2015 GSA Annual Meeting in Baltimore, Maryland, USA (1-4 November 2015)

Paper No. 31-10
Presentation Time: 9:00 AM-5:30 PM

BIOACCESIBLE LEAD (PB) IN SOIL SOURCE ATTRIBUTION BY INDIVIDUAL PARTICLE ANALYSIS (IPA): A CASE STUDY OF SIX SOILS FROM MITROVICA, REPUBLIC OF KOSOVO


HUNT, Andrew, Earth and Environmental Sciences, Univesity of Texas at Arlington, Geosciences Building, 500 Yates Street, Arlington, TX 76019 and ENTWISTLE, Jane A., Department of Geography, Northumbria University, Ellison Place, Ellison A Block, Newcastle-upon-Tyne, NE1 8ST, United Kingdom, hunt@uta.edu

Introduction: We conducted a detailed examination of the Pb particle content of surface media (soils, etc.) from six sites in Mitrovica, Kosovo. The samples were from a small region (approx. 4-km across), and despite the close proximity of the sites, the samples exhibited a range of Pb concentrations, and bioaccessibilities. Electron microscopy methods were used to determine the forms and solubility of the Pb in the samples at the individual particle level. The goal was to attribute the bioaccessible Pb in the soil to the responsible phases.

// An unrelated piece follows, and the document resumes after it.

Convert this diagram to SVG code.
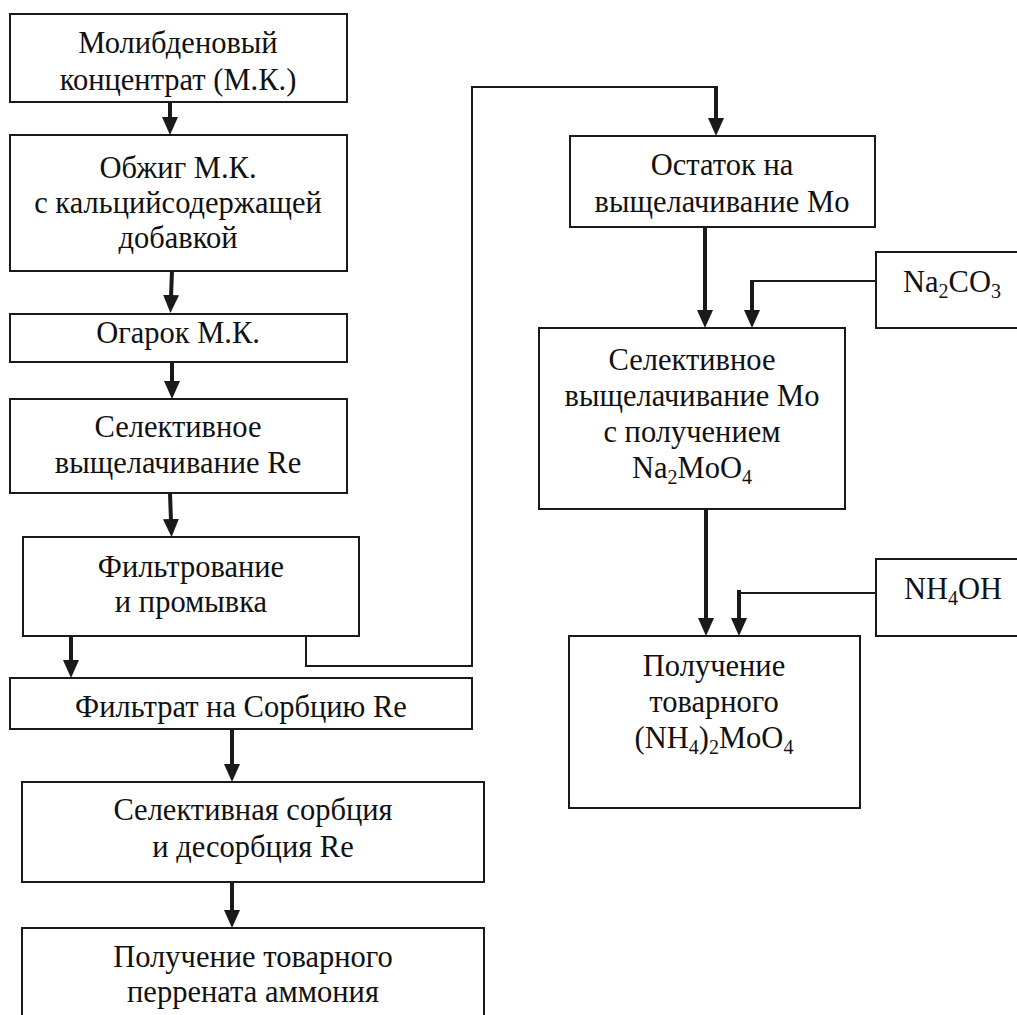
<svg xmlns="http://www.w3.org/2000/svg" width="1017" height="1015" viewBox="0 0 1017 1015">
<style>
.box{fill:#fff;stroke:#1a1a1a;stroke-width:2}
.t{font-size:30.5px;fill:#111;text-anchor:middle}
.s{font-size:20px}
.thick{stroke:#1a1a1a;stroke-width:4;fill:none}
.thin{stroke:#1a1a1a;stroke-width:2;fill:none}
.arr{marker-end:url(#ah)}
</style>
<defs>
<marker id="ah" markerUnits="userSpaceOnUse" markerWidth="20" markerHeight="20" viewBox="0 -10 20 20" refX="2" refY="0" orient="auto">
<path d="M0,-8 L18,0 L0,8 Z" fill="#1a1a1a"/>
</marker>
</defs>
<rect width="1017" height="1015" fill="#fff"/>

<g id="connectors">
<line class="thick arr" x1="170" y1="102" x2="170" y2="119"/>
<line class="thick arr" x1="172" y1="271" x2="171" y2="297"/>
<line class="thick arr" x1="172" y1="362" x2="172" y2="383"/>
<line class="thick arr" x1="170" y1="493" x2="171" y2="521"/>
<line class="thick arr" x1="71" y1="636" x2="71" y2="662"/>
<line class="thick arr" x1="232" y1="729" x2="232" y2="766"/>
<line class="thick arr" x1="232" y1="882" x2="232" y2="912"/>
<polyline class="thin" points="306,636 306,666 472,666 472,87 716,87"/>
<line class="thick arr" x1="716" y1="86" x2="716" y2="120"/>
<line class="thick arr" x1="705" y1="227" x2="705" y2="312"/>
<polyline class="thin" points="876,281 752,281"/>
<line class="thick arr" x1="752" y1="280" x2="752" y2="312"/>
<line class="thick arr" x1="706" y1="509" x2="706" y2="620"/>
<polyline class="thin" points="876,593 739,593"/>
<line class="thick arr" x1="739" y1="590" x2="739" y2="620"/>
</g>

<g font-family="'Liberation Serif', 'DejaVu Serif', serif">
<g id="n1"><rect class="box" x="10" y="14" width="337" height="88"/>
<text class="t" x="178" y="53">Молибденовый</text><text class="t" x="178" y="90">концентрат (М.К.)</text></g>

<g id="n2"><rect class="box" x="10" y="135" width="337" height="136"/>
<text class="t" x="178" y="178">Обжиг М.К.</text><text class="t" x="178" y="213">с кальцийсодержащей</text><text class="t" x="178" y="248">добавкой</text></g>

<g id="n3"><rect class="box" x="10" y="314" width="337" height="48"/>
<text class="t" x="178" y="343">Огарок М.К.</text></g>

<g id="n4"><rect class="box" x="10" y="399" width="337" height="94"/>
<text class="t" x="178" y="437">Селективное</text><text class="t" x="178" y="473">выщелачивание Re</text></g>

<g id="n5"><rect class="box" x="23" y="537" width="336" height="99"/>
<text class="t" x="191" y="577">Фильтрование</text><text class="t" x="191" y="612">и промывка</text></g>

<g id="n6"><rect class="box" x="10" y="678" width="462" height="51"/>
<text class="t" x="241" y="717">Фильтрат на Сорбцию Re</text></g>

<g id="n7"><rect class="box" x="22" y="782" width="462" height="100"/>
<text class="t" x="253" y="820">Селективная сорбция</text><text class="t" x="253" y="857">и десорбция Re</text></g>

<g id="n8"><rect class="box" x="22" y="928" width="462" height="100"/>
<text class="t" x="253" y="967">Получение товарного</text><text class="t" x="253" y="1002">перрената аммония</text></g>

<g id="r1"><rect class="box" x="570" y="136" width="305" height="91"/>
<text class="t" x="722" y="175">Остаток на</text><text class="t" x="722" y="212">выщелачивание Mo</text></g>

<g id="na2co3"><rect class="box" x="876" y="252" width="160" height="76"/>
<text class="t" x="952" y="292">Na<tspan class="s" dy="6">2</tspan><tspan dy="-6">CO</tspan><tspan class="s" dy="6">3</tspan></text></g>

<g id="r2"><rect class="box" x="539" y="328" width="306" height="181"/>
<text class="t" x="692" y="370">Селективное</text><text class="t" x="692" y="406">выщелачивание Mo</text><text class="t" x="692" y="442">с получением</text>
<text class="t" x="692" y="478">Na<tspan class="s" dy="6">2</tspan><tspan dy="-6">MoO</tspan><tspan class="s" dy="6">4</tspan></text></g>

<g id="nh4oh"><rect class="box" x="876" y="559" width="160" height="77"/>
<text class="t" x="953" y="599">NH<tspan class="s" dy="6">4</tspan><tspan dy="-6">OH</tspan></text></g>

<g id="r3"><rect class="box" x="569" y="636" width="291" height="172"/>
<text class="t" x="714" y="676">Получение</text><text class="t" x="714" y="712">товарного</text>
<text class="t" x="714" y="748">(NH<tspan class="s" dy="6">4</tspan><tspan dy="-6">)</tspan><tspan class="s" dy="6">2</tspan><tspan dy="-6">MoO</tspan><tspan class="s" dy="6">4</tspan></text></g>
</g>
</svg>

Materials and Methods: Total Pb content was determined by HNO3 extraction and AAS analysis. Bulk sample Pb bioaccessibility was assessed by the Unified Bioaccessibility Method (UBM). Computer controlled scanning electron microscopy (SEM) and energy dispersive X-ray analysis was used to determine the composition of individual Pb particles. Using a hierarchical clustering technique, 18 Pb particle types (classes) were defined for the samples. Individual Pb particle solubility was assessed by Differential Individual Particle Analysis. This involved in situ immersion of Pb particles in a simulated gastric fluid for four sequential periods of 30 minutes, with the particles analyzed by SEM after each immersion.

Results: The samples had a total Pb content of 625 – 47,000 mg/kg, and a bulk bioaccesible Pb content of 3 - 89%. Despite these differences, Pb isotope measurements suggested a similar origin for the Pb in the samples (mean [range]: 206Pb/204Pb 18.66 [0.05], 207Pb/204Pb 15.66 [0.13], 208Pb/204Pb 38.84 [0.47]). However, each sample contained different Pb particles. For example, samples were dominated by particles classified as high-Pb-content, PbMg,- PbFeZn,- and PbFeMn-bearing. Pb solubility at the individual particle level was a function of whether: (i) the Pb was in an isolated particle phase, (ii) the Pb was bound as a matrix element (with sparingly soluble elements, e.g., Fe), (iii) the Pb was in a separate phase locked within an insoluble particle. How the Pb was bound (and hence its solubility) differed radically between samples.

Discussion: The solid Pb phases that control the bioaccessibility of Pb in the samples were site specific. Generalizations across the study area were difficult to make. This speaks to the heterogeneity of Pb speciation often found in soils.